The film was produced independently and without the usual official approval for film production in Iran. KVIFF stated that Beiraghi was under investigation by Iranian authorities during production. Because of security concerns, the festival withheld the film's inclusion in the Crystal Globe Competition until Beiraghi and members of the production team had safely left Iran.

In an interview with TheWrap, Beiraghi said that he had received official approval for his previous three films but chose to make Bidad without such approval.

== Legal issues ==

In July 2025, Radio Farda reported that Beiraghi and several members of the film's cast and crew had been sentenced in connection with the production of Bidad. Those named in the case included Leili Rashidi, Amir Jadidi, Sarvin Zabetian, Ali Mollagholipour, and Peyman Shadmanfar.

According to Radio Farda, Beiraghi was sentenced to a total of four years and three months in prison, but the prison sentence was converted to a monetary fine. A report by the Human Rights Activists News Agency, citing the court verdict, said that the sentence consisted of three years and seven months for "encouraging corruption" and an additional eight months for "producing obscene content"; the combined sentence was converted to a fine. Radio Farda also reported that the rulings could be appealed.

== Release ==

In early June 2025, the Karlovy Vary International Film Festival announced eleven films in the Crystal Globe Competition but withheld the title of the twelfth entry. On 25 June, the festival announced that the twelfth film was Bidad, explaining that the title had been kept secret to protect the safety of the film's delegation.

The film had its world premiere on 9 July 2025 at the Grand Hall of the Karlovy Vary International Film Festival as part of the Crystal Globe Competition. It received the Special Jury Prize at the festival's closing ceremony on 12 July.

== Reception ==

Wendy Ide of Screen Daily described Bidad as a potent drama about a young woman fighting to be heard.

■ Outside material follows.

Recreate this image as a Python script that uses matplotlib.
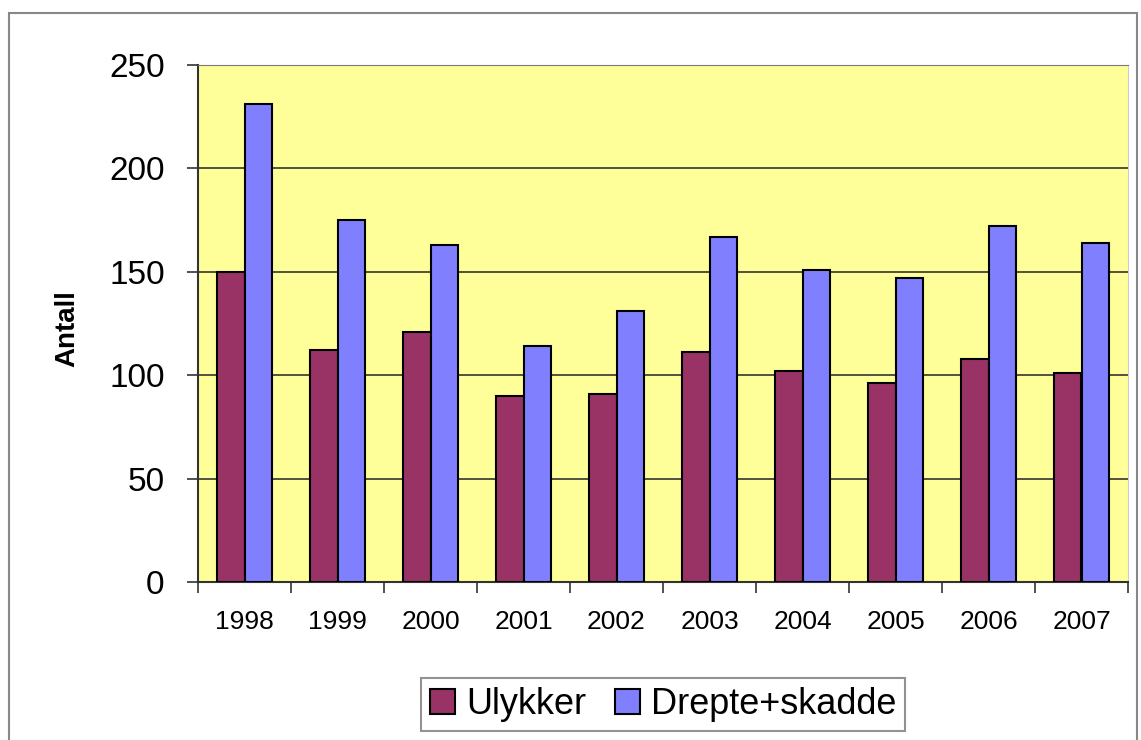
import numpy as np
import matplotlib.pyplot as plt
from matplotlib.patches import Rectangle

# data
years = ['1998', '1999', '2000', '2001', '2002', '2003', '2004', '2005', '2006', '2007']
ulykker = [150, 112, 121, 90, 91, 111, 102, 96, 108, 101]
drepte_skadde = [231, 175, 163, 114, 131, 167, 151, 147, 172, 164]

plt.rcParams['font.family'] = ['Liberation Sans', 'DejaVu Sans']

fig = plt.figure(figsize=(11.41, 7.40), dpi=100)
ax = fig.add_axes([198/1141, 1-582/740, 930/1141, 517/740])
ax.set_facecolor('#FFFF99')

# outer frame round the whole chart
fig.patches.append(Rectangle((9/1141, -0.02), 1128/1141, 1.02-13/740,
                             transform=fig.transFigure, fill=False,
                             edgecolor='#888888', lw=1.5))

x = np.arange(len(years))
w = 0.295
ax.bar(x - w/2, ulykker, w, color='#993366', edgecolor='black', lw=1.5,
       label='Ulykker', zorder=3)
ax.bar(x + w/2, drepte_skadde, w, color='#8080FF', edgecolor='black', lw=1.5,
       label='Drepte+skadde', zorder=3)

ax.set_xlim(-0.5, len(years) - 0.5)
ax.set_ylim(0, 250)
ax.set_yticks(range(0, 251, 50))
ax.tick_params(axis='y', labelsize=24, length=8, width=1.2, pad=16, color='#333333')
ax.yaxis.grid(True, color='#333333', lw=1.2, zorder=1)

# ticks at category boundaries, labels at centres
ax.set_xticks(np.arange(-0.5, len(years), 1))
ax.set_xticklabels([])
ax.set_xticks(x, minor=True)
ax.set_xticklabels(years, minor=True)
ax.tick_params(axis='x', which='major', length=8, width=1.2, color='#333333')
ax.tick_params(axis='x', which='minor', length=0, labelsize=19, pad=20)

for s in ['left', 'bottom']:
    ax.spines[s].set_color('#333333')
    ax.spines[s].set_linewidth(1.5)
ax.spines['top'].set_color('#777777')
ax.spines['right'].set_color('#cccccc')

ax.set_ylabel('Antall', fontsize=20, fontweight='bold', va='center')
ax.yaxis.set_label_coords(-0.141, 0.49)

leg = ax.legend(loc='center', bbox_to_anchor=(0.5, -0.237), ncol=2,
                fontsize=26, frameon=True, fancybox=False, edgecolor='#777777',
                handlelength=0.7, handleheight=0.7, handletextpad=0.3,
                columnspacing=0.8, borderpad=0.25, borderaxespad=0)
leg.get_frame().set_linewidth(1.5)

plt.savefig('out.png', dpi=100)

She praised Sarvin Zabetian's performance and the film's cinematography, while criticizing aspects of its screenplay, dialogue, and abrupt editing.

Ide also highlighted the relationship between Seti and Bebin as an unusual and affecting element of the film, and described Amir Jadidi's performance as a departure from his previous roles.

Chase Hutchinson of TheWrap discussed the film alongside the circumstances of its production, drawing a parallel between Seti's struggle to make her voice heard and Beiraghi's efforts to make and present the film without official approval.